RECORDS FOR THE TASK:
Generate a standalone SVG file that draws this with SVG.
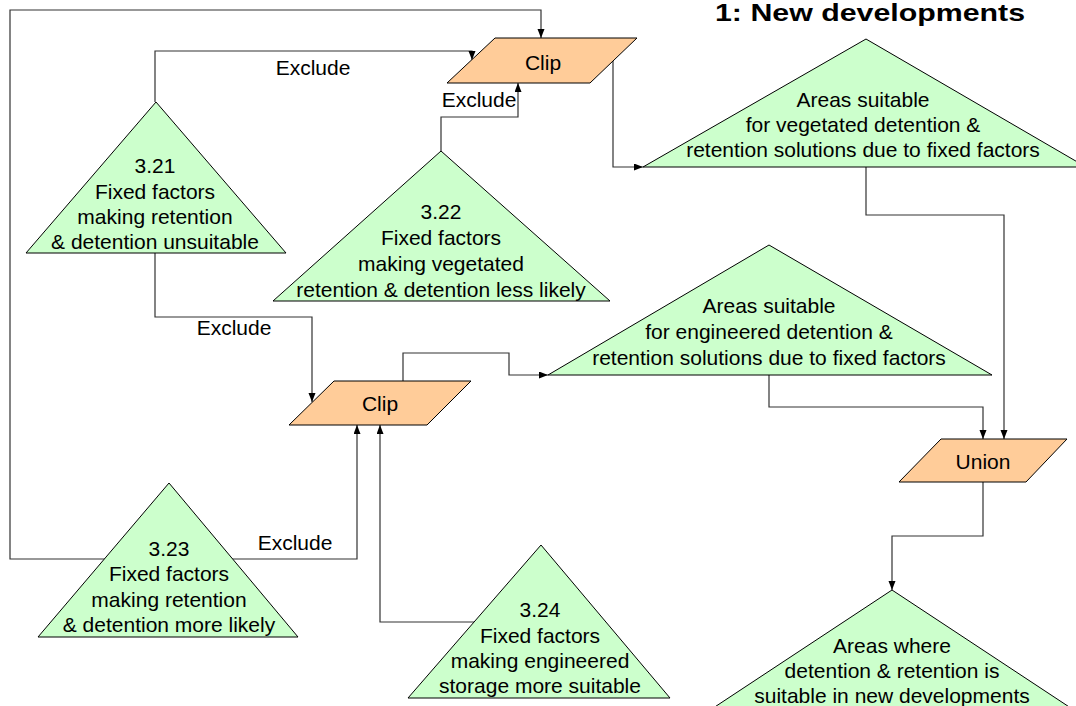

==

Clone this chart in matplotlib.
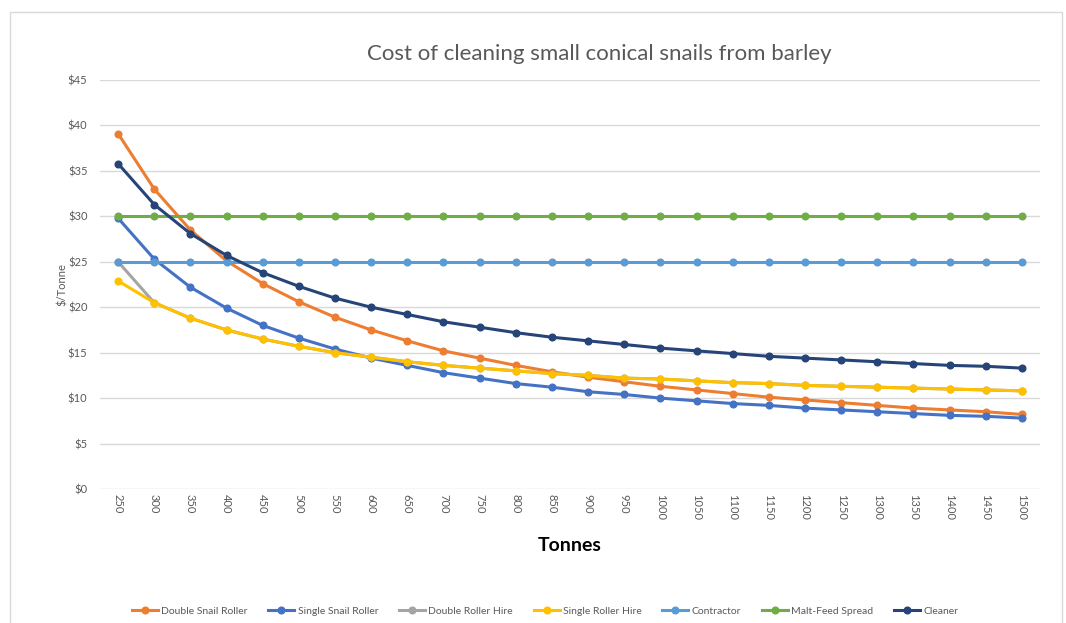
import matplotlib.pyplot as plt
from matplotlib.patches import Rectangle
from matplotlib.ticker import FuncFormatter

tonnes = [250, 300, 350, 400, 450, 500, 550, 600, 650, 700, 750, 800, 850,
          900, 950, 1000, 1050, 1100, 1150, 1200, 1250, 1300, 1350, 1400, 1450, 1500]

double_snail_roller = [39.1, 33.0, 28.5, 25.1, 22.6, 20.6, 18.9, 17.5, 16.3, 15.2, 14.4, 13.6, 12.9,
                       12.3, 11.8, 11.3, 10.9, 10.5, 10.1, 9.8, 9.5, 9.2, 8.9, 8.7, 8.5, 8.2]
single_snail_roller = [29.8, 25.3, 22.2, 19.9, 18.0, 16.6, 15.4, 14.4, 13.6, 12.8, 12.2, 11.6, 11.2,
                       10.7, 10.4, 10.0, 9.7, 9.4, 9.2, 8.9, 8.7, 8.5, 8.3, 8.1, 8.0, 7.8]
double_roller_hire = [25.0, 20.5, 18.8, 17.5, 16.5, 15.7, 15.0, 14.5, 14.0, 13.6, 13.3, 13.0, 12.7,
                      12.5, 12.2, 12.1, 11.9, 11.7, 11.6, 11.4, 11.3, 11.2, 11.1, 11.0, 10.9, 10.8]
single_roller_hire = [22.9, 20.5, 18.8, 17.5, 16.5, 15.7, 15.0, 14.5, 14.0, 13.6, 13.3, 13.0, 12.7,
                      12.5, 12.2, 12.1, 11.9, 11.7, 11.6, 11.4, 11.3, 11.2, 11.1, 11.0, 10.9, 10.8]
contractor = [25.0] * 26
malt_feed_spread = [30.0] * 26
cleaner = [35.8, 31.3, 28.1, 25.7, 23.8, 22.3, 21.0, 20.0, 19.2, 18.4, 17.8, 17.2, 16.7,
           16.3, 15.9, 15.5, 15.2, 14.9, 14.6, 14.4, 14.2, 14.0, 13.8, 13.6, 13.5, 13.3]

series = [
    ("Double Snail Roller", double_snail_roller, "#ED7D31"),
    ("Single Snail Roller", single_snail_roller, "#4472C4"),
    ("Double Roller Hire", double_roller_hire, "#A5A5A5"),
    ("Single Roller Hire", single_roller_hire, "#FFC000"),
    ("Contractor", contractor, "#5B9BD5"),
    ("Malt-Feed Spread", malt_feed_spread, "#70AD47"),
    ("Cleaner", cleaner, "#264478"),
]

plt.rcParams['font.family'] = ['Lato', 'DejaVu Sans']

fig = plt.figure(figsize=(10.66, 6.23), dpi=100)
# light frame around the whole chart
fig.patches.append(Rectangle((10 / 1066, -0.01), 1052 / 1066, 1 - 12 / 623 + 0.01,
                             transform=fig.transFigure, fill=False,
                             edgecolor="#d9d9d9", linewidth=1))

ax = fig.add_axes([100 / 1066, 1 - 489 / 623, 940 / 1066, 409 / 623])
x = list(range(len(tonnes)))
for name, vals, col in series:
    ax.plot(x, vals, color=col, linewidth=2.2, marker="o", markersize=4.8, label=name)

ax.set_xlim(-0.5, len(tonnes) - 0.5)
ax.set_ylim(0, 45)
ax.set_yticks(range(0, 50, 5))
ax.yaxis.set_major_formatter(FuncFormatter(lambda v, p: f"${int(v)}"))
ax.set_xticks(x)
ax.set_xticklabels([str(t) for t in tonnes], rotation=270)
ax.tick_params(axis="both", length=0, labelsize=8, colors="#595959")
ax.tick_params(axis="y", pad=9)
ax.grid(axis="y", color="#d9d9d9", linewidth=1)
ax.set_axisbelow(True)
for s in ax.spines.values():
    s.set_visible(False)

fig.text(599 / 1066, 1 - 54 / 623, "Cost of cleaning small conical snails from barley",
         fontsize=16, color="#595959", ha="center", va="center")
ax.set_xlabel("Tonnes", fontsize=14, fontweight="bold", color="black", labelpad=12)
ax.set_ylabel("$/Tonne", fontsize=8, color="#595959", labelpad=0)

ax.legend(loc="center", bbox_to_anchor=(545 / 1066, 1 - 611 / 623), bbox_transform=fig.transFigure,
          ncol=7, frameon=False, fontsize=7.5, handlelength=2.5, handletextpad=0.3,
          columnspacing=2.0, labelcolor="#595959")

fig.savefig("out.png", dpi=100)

WHAT TO DO:
Copy exactly the material above from the line with "Clone this chart in matplotlib." to the line with "1400, 1450, 1500]", ends included, and nothing else. Leave out any picture.

RESPONSE:
Clone this chart in matplotlib.
import matplotlib.pyplot as plt
from matplotlib.patches import Rectangle
from matplotlib.ticker import FuncFormatter

tonnes = [250, 300, 350, 400, 450, 500, 550, 600, 650, 700, 750, 800, 850,
          900, 950, 1000, 1050, 1100, 1150, 1200, 1250, 1300, 1350, 1400, 1450, 1500]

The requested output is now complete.